The second method is very simple to implement, requiring no CGI scripting, but lacks flexibility. The first method, because it is scripted, provides a far greater degree of flexibility and can thus be tailored to suit an endless variety of needs. This method is sometimes coupled with JavaScript and other methodologies to provide even greater control.
The major drawback with this method is the need to distribute login details to (potentially) large numbers of users. This is an administrative burden, particularly when passwords change, or when the user community changes (as it does with student populations).
Referrer URL
A third option, not much used yet but with some potential, is known as Referrer URL. In this method, the resource provider accepts as valid any connection originating from a known web page, the Referrer URL. (The HTTP protocol provides for request headers to include the location of the page containing the link being requested.) If the referring page is certified to the provider as being only available to valid users, then the provider can accept any connection originating from that page, secure in the knowledge that the user has already been authorized by the subscribing institution.
Thus the onus for authentication is placed with the subscriber rather than the provider. This is a good solution in so far as it may be easier for the subscriber to provide strong authentication for its users, using existing authentication schemes. For example, this library uses the barcode and PIN from its library system. Use of LDAP would also be possible as this is already in place for email access.
The major drawback with this method is that it is not yet widely accepted. A less important drawback is the need for the user to pass through an extra web page (the referring page) in order to gain access.
Types of users
For this library, we may divide users (in terms of access) into three types, each with unique problems to be solved:
- In-house users: those accessing resources from public workstations within the library.
- Local: those accessing resources from outside the Library, but within the University network, such as academic staff from their own office.
- Remote: those accessing resources from outside of the University network.
Of these three categories, the easiest to deal with are "local" users, since they are generally easily authenticated by IP number, and thus require no special treatment when that method is used by the provider. Where authentication is by login, local users generate an administrative burden in so far as login details must be distributed and records maintained.
Remote users are more difficult. If the provider uses IP authentication only, then remote users are effectively excluded, since it would be impossible to define IP ranges to cover all the possible ISP accounts which remote users might use. If the provider offers authentication by login, remote access becomes possible, but again the library is faced with the burdens already discussed for that method.
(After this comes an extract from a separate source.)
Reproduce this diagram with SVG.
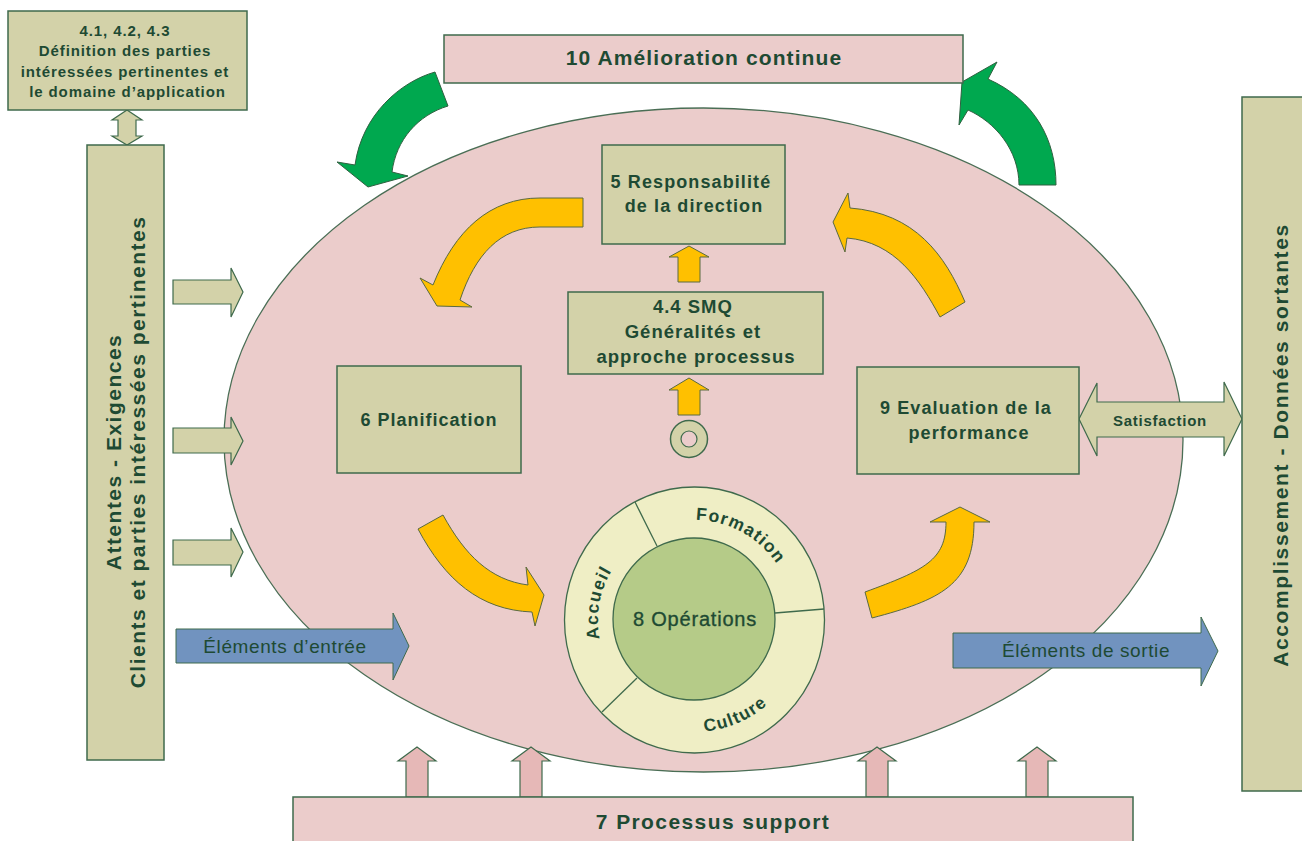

In-house use has additional challenges, in so far as the library is open to the public. Ideally, access through in-house public workstations would be authenticated locally, before allowing access to remote resources (which would then most likely be authenticated by IP). In practice, this is difficult, due to the nature of the PC, which is designed to be "personal" rather than "shared".
Putting the pieces together: Solutions
Experience so far suggests that there is no single, easy solution to all of the above scenarios, and a mix of solutions is therefore necessary.
Scripted logins
Where authentication is by login, it is sometimes possible to hide the login details from the user by scripting the login process locally. Access to the local (cgi) script can be authenticated by the local web server (using either IP or login). This approach has been used successfully with FirstSearch and some other databases.
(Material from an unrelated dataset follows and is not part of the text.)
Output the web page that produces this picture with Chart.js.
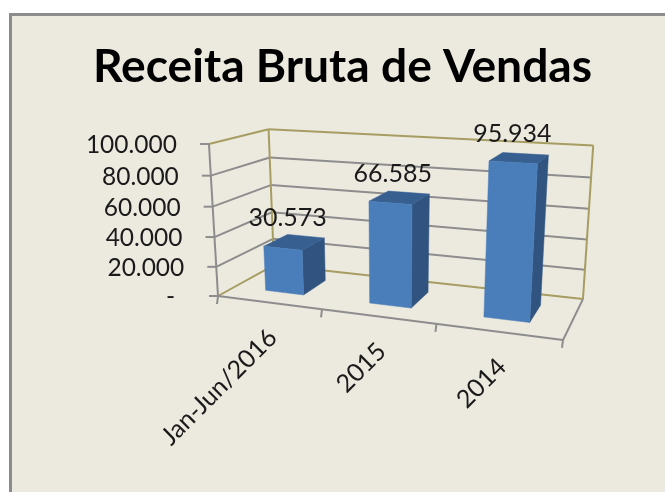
<!DOCTYPE html>
<html>
<head>
<meta charset="utf-8">
<style>
html,body{margin:0;padding:0;background:#fff;width:665px;height:492px;overflow:hidden}
#panel{position:absolute;left:9px;top:13px;width:656px;height:479px;box-sizing:border-box;border-left:3px solid #8c8c8c;border-top:3px solid #8c8c8c;background:#ece9df}
canvas{position:absolute;left:0;top:0;filter:blur(0.35px)}
</style>
<script src="https://cdn.jsdelivr.net/npm/chart.js@4/dist/chart.umd.min.js"></script>
</head>
<body>
<div id="panel"></div>
<canvas id="c" width="665" height="492"></canvas>
<script>
const chartTitle = 'Receita Bruta de Vendas';
const categories = ['Jan-Jun/2016', '2015', '2014'];
const revenue = [30573, 66585, 95934];
const valueLabels = ['30.573', '66.585', '95.934'];
const yTickLabels = ['-', '20.000', '40.000', '60.000', '80.000', '100.000'];

const FONT = 'Lato';
const TEXT = '#1a1a1a';
const GREY = '#8d8d8d';
const OLIVE = '#a79d62';
const FRONT = '#4a7ebb';
const SIDE = '#30547f';
const TOP = '#375f90';

// Camera: projective map of the plot box (u along categories, v along values, d into depth)
const cam = {
  x: [218, 267.9, -19.5, 90.4],
  y: [296, -2.6, -159.2, 2.3],
  w: [1, -0.137, -0.05, 0.1256]
};
function P(u, v, d) {
  const f = a => a[0] + a[1]*u + a[2]*v + a[3]*d;
  const W = f(cam.w);
  return [f(cam.x)/W, f(cam.y)/W];
}
function line(ctx, a, b, color, width) {
  ctx.beginPath(); ctx.moveTo(a[0], a[1]); ctx.lineTo(b[0], b[1]);
  ctx.strokeStyle = color; ctx.lineWidth = width; ctx.stroke();
}
function poly(ctx, pts, color) {
  ctx.beginPath();
  pts.forEach((p, i) => i ? ctx.lineTo(p[0], p[1]) : ctx.moveTo(p[0], p[1]));
  ctx.closePath(); ctx.fillStyle = color; ctx.fill();
  ctx.strokeStyle = color; ctx.lineWidth = 0.5; ctx.stroke();
}

const box3d = {
  id: 'box3d',
  beforeDatasetsDraw(chart) {
    const ctx = chart.ctx, ys = chart.scales.y, xs = chart.scales.x;
    const vOf = t => (ys.getPixelForValue(0) - ys.getPixelForValue(t)) / chart.chartArea.height;
    ctx.save();
    // gridlines on the side and back walls
    ys.ticks.forEach(t => {
      const v = vOf(t.value);
      if (v > 0 && v < 1) {
        line(ctx, P(0, v, 0), P(0, v, 1), GREY, 2);
        line(ctx, P(0, v, 1), P(1, v, 1), GREY, 2);
      }
    });
    // wall outline
    line(ctx, P(0, 0, 0), P(0, 0, 1), OLIVE, 2);
    line(ctx, P(0, 0, 1), P(1, 0, 1), OLIVE, 2);
    line(ctx, P(0, 0, 1), P(0, 1, 1), OLIVE, 2);
    line(ctx, P(0, 1, 0), P(0, 1, 1), OLIVE, 2);
    line(ctx, P(0, 1, 1), P(1, 1, 1), OLIVE, 2);
    line(ctx, P(1, 0, 1), P(1, 1, 1), OLIVE, 2);
    // front axes
    line(ctx, P(0, 0, 0), P(0, 1, 0), GREY, 2);
    line(ctx, P(0, 0, 0), P(1, 0, 0), GREY, 2);
    line(ctx, P(1, 0, 0), P(1, 0, 1), GREY, 2);
    // value ticks and labels
    ctx.font = '24.5px ' + FONT;
    ctx.fillStyle = TEXT;
    ctx.textAlign = 'right';
    ctx.textBaseline = 'middle';
    ys.ticks.forEach(t => {
      const p = P(0, vOf(t.value), 0);
      line(ctx, p, [p[0] - 9, p[1]], GREY, 2);
      ctx.fillStyle = TEXT;
      ctx.fillText(t.label, p[0] - (t.value === 0 ? 43 : 32), p[1] + 1);
    });
    // category ticks
    const n = categories.length;
    for (let i = 0; i <= n; i++) {
      const p = P(i / n, 0, 0);
      line(ctx, p, [p[0] - 1, p[1] + 8], GREY, 2);
    }
    // category labels
    categories.forEach((c, i) => {
      const px = xs.getPixelForTick(i);
      const p = P((px - chart.chartArea.left) / chart.chartArea.width, 0, 0);
      ctx.save();
      ctx.translate(p[0] + 4, p[1] + 31);
      ctx.rotate(-Math.PI / 4);
      ctx.textAlign = 'right';
      ctx.textBaseline = 'middle';
      ctx.fillStyle = TEXT;
      ctx.font = '25px ' + FONT;
      ctx.fillText(c, 0, 0);
      ctx.restore();
    });
    ctx.restore();
  },
  beforeDatasetDraw() { return false; },
  afterDatasetsDraw(chart) {
    const ctx = chart.ctx, a = chart.chartArea;
    const d0 = 0.28, d1 = 0.72;
    const meta = chart.getDatasetMeta(0);
    ctx.save();
    meta.data.forEach((el, i) => {
      const u0 = (el.x - el.width / 2 - a.left) / a.width;
      const u1 = (el.x + el.width / 2 - a.left) / a.width;
      const v = (el.base - el.y) / a.height;
      poly(ctx, [P(u1, 0, d0), P(u1, 0, d1), P(u1, v, d1), P(u1, v, d0)], SIDE);
      poly(ctx, [P(u0, v, d0), P(u1, v, d0), P(u1, v, d1), P(u0, v, d1)], TOP);
      poly(ctx, [P(u0, 0, d0), P(u1, 0, d0), P(u1, v, d0), P(u0, v, d0)], FRONT);
    });
    meta.data.forEach((el, i) => {
      const um = (el.x - a.left) / a.width;
      const v = (el.base - el.y) / a.height;
      const p = P(um, v, 0.5);
      ctx.font = '25px ' + FONT;
      ctx.fillStyle = TEXT;
      ctx.textAlign = 'center';
      ctx.textBaseline = 'middle';
      ctx.fillText(valueLabels[i], p[0] - 7, p[1] - 24);
    });
    ctx.restore();
  }
};

new Chart(document.getElementById('c'), {
  type: 'bar',
  data: {
    labels: categories,
    datasets: [{ data: revenue, backgroundColor: FRONT, barPercentage: 0.375, categoryPercentage: 1 }]
  },
  options: {
    responsive: false,
    animation: false,
    layout: { padding: { left: 20, top: 14 } },
    plugins: {
      legend: { display: false },
      tooltip: { enabled: false },
      title: {
        display: true,
        text: chartTitle,
        color: '#000',
        font: { family: FONT, size: 46.2, weight: 'bold' },
        padding: { top: 25, bottom: 0 }
      }
    },
    scales: {
      x: { display: false },
      y: { display: false, min: 0, max: 100000, ticks: { stepSize: 20000, callback: (v, i) => yTickLabels[i] } }
    }
  },
  plugins: [box3d]
});
</script>
</body>
</html>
Unfortunately, some providers use non-standard login methodologies which preclude local scripting. Providers for whom scripting has not proven possible include ABIX, Cochrane and IHS.
Another complication preventing scripted login occurs where multiple logins are provided in order to control access by additional criteria, e.g. department. An example of this is Current Contents, where we have different logins for different University departments, for statistical purposes. It would be possible to have multiple scripts for the different logins, but the work involved would reduce the value of scripting,
Access details through secure pages
A second solution to the problems of login authentication is to present the login details in a local web page, and make that web page available only to valid users by using local web server authentication. This approach has been taken with a number of databases: ABI/Inform, ABIX and Cochrane, among others. Access to these pages is allowed only after entry of a valid library barcode and PIN.
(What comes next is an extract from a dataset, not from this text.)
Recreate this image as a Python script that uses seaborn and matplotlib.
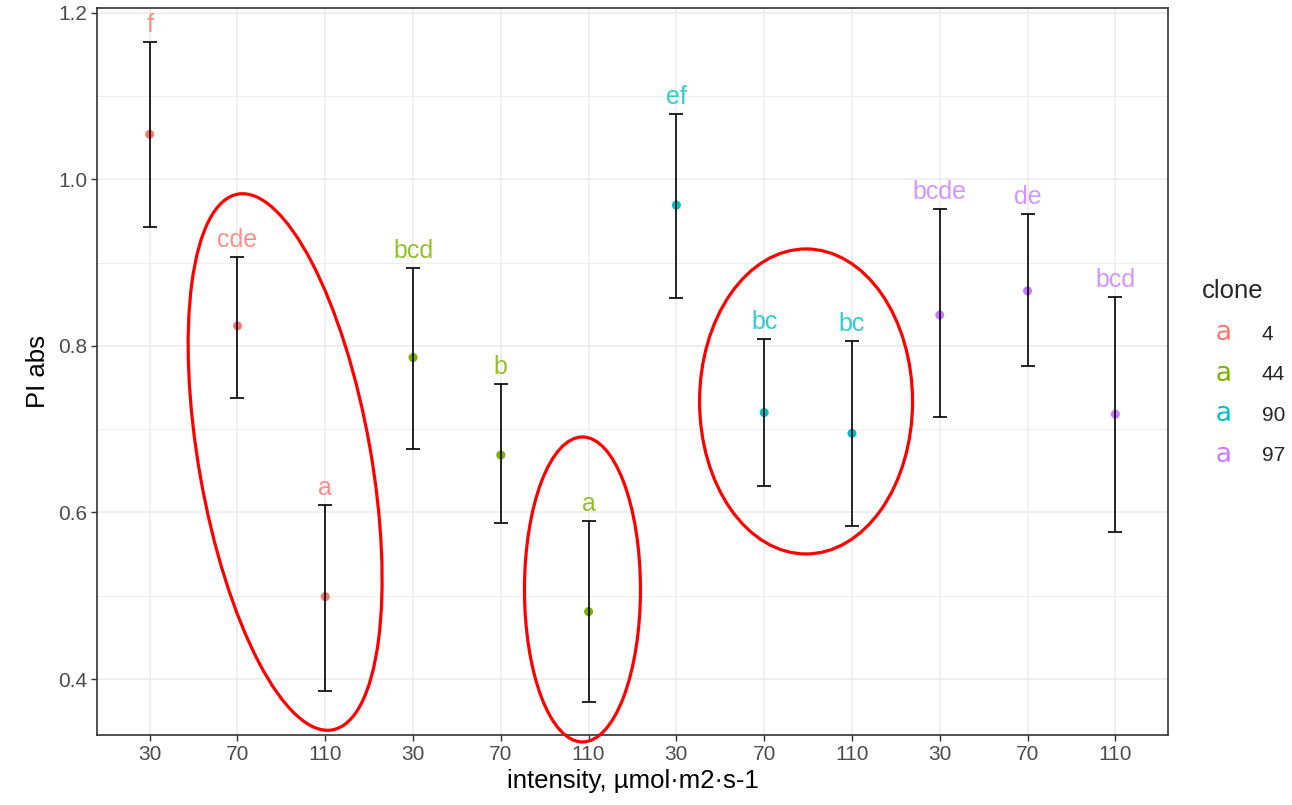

This is a solution which works well for both local and remote users, where access to the resource is available by login.
The main drawback with this idea is the lack of transparency: the user sees the resource login details, and must record these for entry at the remote site. The user is effectively required to "login" twice - once to access the local page, and again to access the remote resource.
Proxy server
The above solutions are only viable for resources authenticated by login. Where authentication is by IP only, remote access is simply not possible - unless one uses a proxy server. With this solution, a user configures their browser in such a way that all requests pass through a proxy server, which makes the request to the resource site on the user's behalf, after first (optionally) validating the user. Because the proxy server is within the IP range required by the provider, access is allowed even though the remote user is actually outside of the required range.
This library has been able to set up a proxy server without difficulty, using a standard Pentium PC running Linux and the Squid proxy software.
The main drawback of this solution is that not all ISPs will necessarily allow the use of a remote proxy server, although those few we have tested do. (One ISP required us to use a different port -- 3129 instead of the standard 3128 -- because they were using the same port for their proxy server.)
Another restriction is that some providers specifically prohibit the use of proxy servers in their licences.
Conclusion
Experience has shown that, in an ideal world, we would simply and easily solve all access problems by means of a single, transparent solution -- either a proxy server or referrer URL. However, the current world is far from ideal, with many providers using many different methods of authenticating users, requiring the library to cater for multiple methodologies. While there are some things the library can do to make access seamless and authentication transparent for the user, there are still some limitations on what can be done. In the worst case, the library has no recourse but to provide passwords to the user.
There is some hope that the referrer URL model will catch on with more providers, this being desirable as the method with the least overhead for the library. However, as more players enter the market, there will inevitably be a mix of sophisticated and simple authentication methods in use. We will probably not see uniformity for a long time, if ever.